[Directions]: Give the material once more, word for word, without any images.

[Data lines]:
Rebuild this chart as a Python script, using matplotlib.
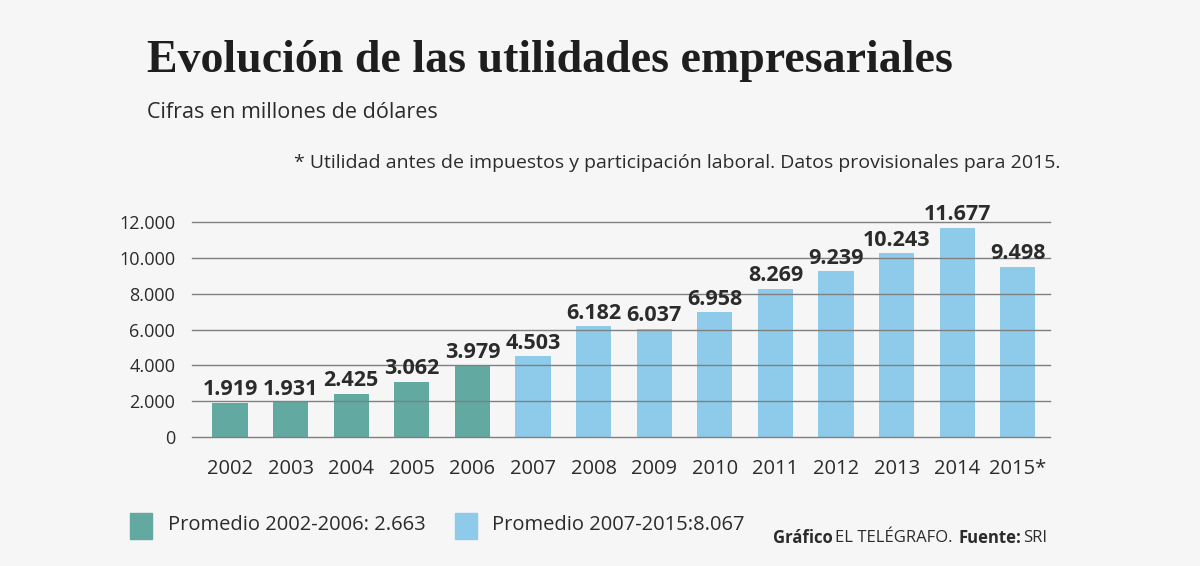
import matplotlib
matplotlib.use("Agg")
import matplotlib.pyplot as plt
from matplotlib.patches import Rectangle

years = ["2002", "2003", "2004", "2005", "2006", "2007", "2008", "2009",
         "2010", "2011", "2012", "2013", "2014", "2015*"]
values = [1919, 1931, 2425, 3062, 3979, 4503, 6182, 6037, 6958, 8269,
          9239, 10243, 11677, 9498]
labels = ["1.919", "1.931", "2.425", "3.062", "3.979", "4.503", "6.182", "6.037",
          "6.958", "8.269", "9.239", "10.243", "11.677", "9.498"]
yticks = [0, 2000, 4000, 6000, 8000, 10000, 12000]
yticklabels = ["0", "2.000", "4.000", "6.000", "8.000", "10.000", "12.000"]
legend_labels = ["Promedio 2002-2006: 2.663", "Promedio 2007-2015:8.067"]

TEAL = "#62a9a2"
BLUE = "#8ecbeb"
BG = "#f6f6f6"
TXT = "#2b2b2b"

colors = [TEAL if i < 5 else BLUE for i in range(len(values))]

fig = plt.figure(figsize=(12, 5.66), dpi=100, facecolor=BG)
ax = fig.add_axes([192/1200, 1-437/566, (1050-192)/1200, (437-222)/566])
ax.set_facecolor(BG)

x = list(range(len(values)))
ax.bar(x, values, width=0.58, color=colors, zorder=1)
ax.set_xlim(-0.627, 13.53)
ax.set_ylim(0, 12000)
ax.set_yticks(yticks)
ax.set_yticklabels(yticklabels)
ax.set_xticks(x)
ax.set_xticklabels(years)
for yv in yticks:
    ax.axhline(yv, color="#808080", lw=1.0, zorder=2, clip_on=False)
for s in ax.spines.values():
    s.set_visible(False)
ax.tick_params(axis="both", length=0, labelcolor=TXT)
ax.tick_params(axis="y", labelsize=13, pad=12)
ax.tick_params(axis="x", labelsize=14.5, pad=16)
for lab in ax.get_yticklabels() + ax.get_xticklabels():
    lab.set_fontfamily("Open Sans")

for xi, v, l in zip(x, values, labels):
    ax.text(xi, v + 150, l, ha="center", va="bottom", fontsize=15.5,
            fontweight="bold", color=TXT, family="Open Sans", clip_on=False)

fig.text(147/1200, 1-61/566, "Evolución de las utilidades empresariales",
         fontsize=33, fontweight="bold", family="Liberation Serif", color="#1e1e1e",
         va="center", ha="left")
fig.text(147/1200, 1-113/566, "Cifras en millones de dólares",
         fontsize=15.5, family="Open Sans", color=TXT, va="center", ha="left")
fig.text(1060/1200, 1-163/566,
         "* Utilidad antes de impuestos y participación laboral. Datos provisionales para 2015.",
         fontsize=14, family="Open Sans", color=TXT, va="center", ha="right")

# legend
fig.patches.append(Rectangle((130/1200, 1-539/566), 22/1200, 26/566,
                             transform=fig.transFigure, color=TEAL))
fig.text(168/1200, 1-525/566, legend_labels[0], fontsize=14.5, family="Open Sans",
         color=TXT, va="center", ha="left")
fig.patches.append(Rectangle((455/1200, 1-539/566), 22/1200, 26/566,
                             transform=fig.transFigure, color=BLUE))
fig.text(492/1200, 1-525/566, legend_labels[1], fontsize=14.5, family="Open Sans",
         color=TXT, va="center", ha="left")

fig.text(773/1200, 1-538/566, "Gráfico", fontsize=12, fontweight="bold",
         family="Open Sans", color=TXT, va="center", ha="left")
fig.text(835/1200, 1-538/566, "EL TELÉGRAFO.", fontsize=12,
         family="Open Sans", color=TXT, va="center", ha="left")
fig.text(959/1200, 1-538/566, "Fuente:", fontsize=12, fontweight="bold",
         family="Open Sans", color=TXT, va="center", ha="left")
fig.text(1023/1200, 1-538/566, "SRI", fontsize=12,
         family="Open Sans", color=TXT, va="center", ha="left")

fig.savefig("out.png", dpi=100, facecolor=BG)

[Result of this task]:
Rebuild this chart as a Python script, using matplotlib.
import matplotlib
matplotlib.use("Agg")
import matplotlib.pyplot as plt
from matplotlib.patches import Rectangle

years = ["2002", "2003", "2004", "2005", "2006", "2007", "2008", "2009",
         "2010", "2011", "2012", "2013", "2014", "2015*"]
values = [1919, 1931, 2425, 3062, 3979, 4503, 6182, 6037, 6958, 8269,
          9239, 10243, 11677, 9498]
labels = ["1.919", "1.931", "2.425", "3.062", "3.979", "4.503", "6.182", "6.037",
          "6.958", "8.269", "9.239", "10.243", "11.677", "9.498"]
yticks = [0, 2000, 4000, 6000, 8000, 10000, 12000]
yticklabels = ["0", "2.000", "4.000", "6.000", "8.000", "10.000", "12.000"]
legend_labels = ["Promedio 2002-2006: 2.663", "Promedio 2007-2015:8.067"]

TEAL = "#62a9a2"
BLUE = "#8ecbeb"
BG = "#f6f6f6"
TXT = "#2b2b2b"

colors = [TEAL if i < 5 else BLUE for i in range(len(values))]

fig = plt.figure(figsize=(12, 5.66), dpi=100, facecolor=BG)
ax = fig.add_axes([192/1200, 1-437/566, (1050-192)/1200, (437-222)/566])
ax.set_facecolor(BG)

x = list(range(len(values)))
ax.bar(x, values, width=0.58, color=colors, zorder=1)
ax.set_xlim(-0.627, 13.53)
ax.set_ylim(0, 12000)
ax.set_yticks(yticks)
ax.set_yticklabels(yticklabels)
ax.set_xticks(x)
ax.set_xticklabels(years)
for yv in yticks:
    ax.axhline(yv, color="#808080", lw=1.0, zorder=2, clip_on=False)
for s in ax.spines.values():
    s.set_visible(False)
ax.tick_params(axis="both", length=0, labelcolor=TXT)
ax.tick_params(axis="y", labelsize=13, pad=12)
ax.tick_params(axis="x", labelsize=14.5, pad=16)
for lab in ax.get_yticklabels() + ax.get_xticklabels():
    lab.set_fontfamily("Open Sans")

for xi, v, l in zip(x, values, labels):
    ax.text(xi, v + 150, l, ha="center", va="bottom", fontsize=15.5,
            fontweight="bold", color=TXT, family="Open Sans", clip_on=False)

fig.text(147/1200, 1-61/566, "Evolución de las utilidades empresariales",
         fontsize=33, fontweight="bold", family="Liberation Serif", color="#1e1e1e",
         va="center", ha="left")
fig.text(147/1200, 1-113/566, "Cifras en millones de dólares",
         fontsize=15.5, family="Open Sans", color=TXT, va="center", ha="left")
fig.text(1060/1200, 1-163/566,
         "* Utilidad antes de impuestos y participación laboral. Datos provisionales para 2015.",
         fontsize=14, family="Open Sans", color=TXT, va="center", ha="right")

# legend
fig.patches.append(Rectangle((130/1200, 1-539/566), 22/1200, 26/566,
                             transform=fig.transFigure, color=TEAL))
fig.text(168/1200, 1-525/566, legend_labels[0], fontsize=14.5, family="Open Sans",
         color=TXT, va="center", ha="left")
fig.patches.append(Rectangle((455/1200, 1-539/566), 22/1200, 26/566,
                             transform=fig.transFigure, color=BLUE))
fig.text(492/1200, 1-525/566, legend_labels[1], fontsize=14.5, family="Open Sans",
         color=TXT, va="center", ha="left")

fig.text(773/1200, 1-538/566, "Gráfico", fontsize=12, fontweight="bold",
         family="Open Sans", color=TXT, va="center", ha="left")
fig.text(835/1200, 1-538/566, "EL TELÉGRAFO.", fontsize=12,
         family="Open Sans", color=TXT, va="center", ha="left")
fig.text(959/1200, 1-538/566, "Fuente:", fontsize=12, fontweight="bold",
         family="Open Sans", color=TXT, va="center", ha="left")
fig.text(1023/1200, 1-538/566, "SRI", fontsize=12,
         family="Open Sans", color=TXT, va="center", ha="left")

fig.savefig("out.png", dpi=100, facecolor=BG)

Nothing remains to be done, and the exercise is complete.